## Task goal
Pull every line that holds the word "this" from the entries.

## Source data
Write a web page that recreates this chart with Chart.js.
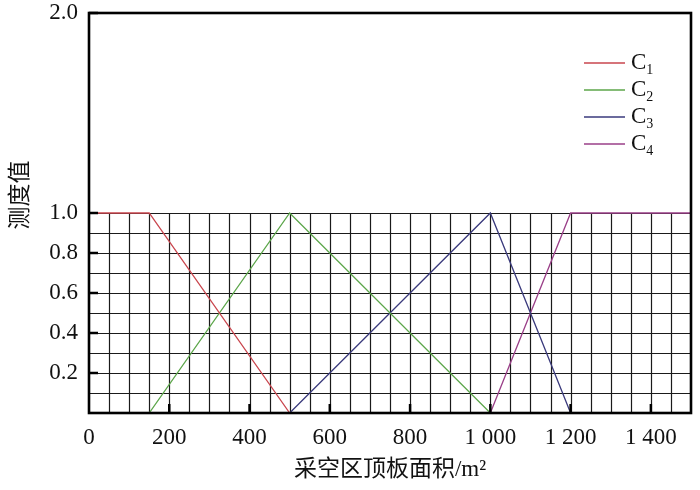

--

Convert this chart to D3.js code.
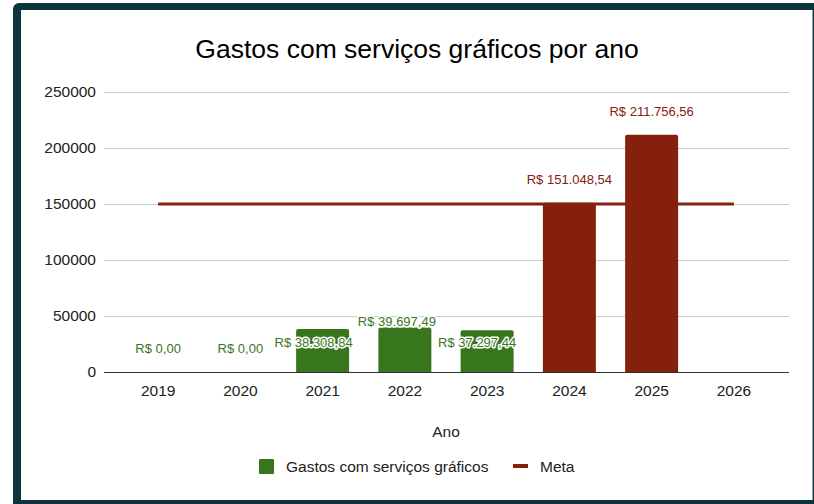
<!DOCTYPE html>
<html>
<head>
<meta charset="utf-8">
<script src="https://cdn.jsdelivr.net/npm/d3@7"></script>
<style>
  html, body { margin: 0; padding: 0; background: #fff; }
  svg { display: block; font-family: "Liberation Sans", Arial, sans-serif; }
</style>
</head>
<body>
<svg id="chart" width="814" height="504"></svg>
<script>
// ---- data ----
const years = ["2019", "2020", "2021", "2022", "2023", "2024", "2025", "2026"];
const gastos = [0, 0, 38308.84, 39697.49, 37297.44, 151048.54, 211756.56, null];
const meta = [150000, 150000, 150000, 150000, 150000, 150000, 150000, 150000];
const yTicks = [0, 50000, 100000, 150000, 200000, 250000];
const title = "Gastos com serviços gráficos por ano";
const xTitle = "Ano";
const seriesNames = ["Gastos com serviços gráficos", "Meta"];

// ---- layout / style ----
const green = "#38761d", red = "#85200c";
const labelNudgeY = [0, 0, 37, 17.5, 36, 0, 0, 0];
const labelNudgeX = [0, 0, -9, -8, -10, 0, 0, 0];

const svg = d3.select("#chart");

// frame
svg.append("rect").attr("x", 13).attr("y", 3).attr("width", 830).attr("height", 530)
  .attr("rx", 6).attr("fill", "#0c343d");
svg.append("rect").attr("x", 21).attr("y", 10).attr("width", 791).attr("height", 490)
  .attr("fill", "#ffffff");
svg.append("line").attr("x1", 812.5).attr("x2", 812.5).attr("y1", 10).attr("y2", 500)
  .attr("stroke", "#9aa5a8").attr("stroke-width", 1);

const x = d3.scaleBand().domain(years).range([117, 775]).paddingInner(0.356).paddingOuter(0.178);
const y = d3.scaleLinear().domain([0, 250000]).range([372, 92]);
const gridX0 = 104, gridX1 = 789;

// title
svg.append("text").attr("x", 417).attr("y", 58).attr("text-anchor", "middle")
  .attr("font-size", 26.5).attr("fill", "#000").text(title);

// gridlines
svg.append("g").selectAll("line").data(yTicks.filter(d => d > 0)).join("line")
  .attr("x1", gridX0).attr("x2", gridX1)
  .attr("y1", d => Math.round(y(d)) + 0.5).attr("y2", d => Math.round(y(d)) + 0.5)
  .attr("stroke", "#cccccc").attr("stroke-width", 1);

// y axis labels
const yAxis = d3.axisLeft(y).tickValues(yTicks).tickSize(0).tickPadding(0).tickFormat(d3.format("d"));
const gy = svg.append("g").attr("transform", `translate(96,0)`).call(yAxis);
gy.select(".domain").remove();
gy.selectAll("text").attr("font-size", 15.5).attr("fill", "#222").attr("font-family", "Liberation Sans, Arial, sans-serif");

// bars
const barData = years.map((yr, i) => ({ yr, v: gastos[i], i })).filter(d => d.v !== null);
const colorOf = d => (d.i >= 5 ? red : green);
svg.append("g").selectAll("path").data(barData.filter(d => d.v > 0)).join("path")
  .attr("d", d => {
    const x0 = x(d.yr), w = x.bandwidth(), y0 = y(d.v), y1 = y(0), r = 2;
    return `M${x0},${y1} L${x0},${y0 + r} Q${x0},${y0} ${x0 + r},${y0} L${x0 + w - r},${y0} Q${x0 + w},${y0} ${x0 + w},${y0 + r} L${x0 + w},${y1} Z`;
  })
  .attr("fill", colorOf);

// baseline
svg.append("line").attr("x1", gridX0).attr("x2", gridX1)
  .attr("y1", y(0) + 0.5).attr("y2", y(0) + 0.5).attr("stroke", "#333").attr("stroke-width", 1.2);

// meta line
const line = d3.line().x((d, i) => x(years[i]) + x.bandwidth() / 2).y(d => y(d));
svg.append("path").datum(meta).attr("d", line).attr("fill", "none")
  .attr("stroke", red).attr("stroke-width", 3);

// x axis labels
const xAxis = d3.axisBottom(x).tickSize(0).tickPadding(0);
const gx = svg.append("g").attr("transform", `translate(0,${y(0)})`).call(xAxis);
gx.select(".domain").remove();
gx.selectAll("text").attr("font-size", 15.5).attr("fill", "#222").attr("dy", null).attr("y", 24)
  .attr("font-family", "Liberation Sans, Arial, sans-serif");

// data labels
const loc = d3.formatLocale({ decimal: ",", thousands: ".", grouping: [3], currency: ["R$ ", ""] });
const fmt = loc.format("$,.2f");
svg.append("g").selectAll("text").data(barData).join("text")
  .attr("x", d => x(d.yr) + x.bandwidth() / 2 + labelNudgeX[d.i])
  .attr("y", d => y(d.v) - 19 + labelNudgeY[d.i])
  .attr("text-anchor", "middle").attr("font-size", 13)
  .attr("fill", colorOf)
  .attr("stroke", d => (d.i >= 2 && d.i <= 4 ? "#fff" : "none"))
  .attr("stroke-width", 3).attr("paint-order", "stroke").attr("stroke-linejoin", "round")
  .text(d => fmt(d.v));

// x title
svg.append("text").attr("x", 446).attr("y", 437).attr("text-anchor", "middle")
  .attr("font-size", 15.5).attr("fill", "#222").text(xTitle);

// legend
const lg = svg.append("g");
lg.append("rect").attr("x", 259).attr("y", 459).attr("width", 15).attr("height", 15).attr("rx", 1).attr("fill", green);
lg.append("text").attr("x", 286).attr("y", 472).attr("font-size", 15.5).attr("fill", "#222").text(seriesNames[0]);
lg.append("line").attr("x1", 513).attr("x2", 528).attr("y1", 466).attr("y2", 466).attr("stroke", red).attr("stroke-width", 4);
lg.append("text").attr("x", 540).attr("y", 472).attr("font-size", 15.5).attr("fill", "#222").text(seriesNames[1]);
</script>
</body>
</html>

## Full response
Write a web page that recreates this chart with Chart.js.
Convert this chart to D3.js code.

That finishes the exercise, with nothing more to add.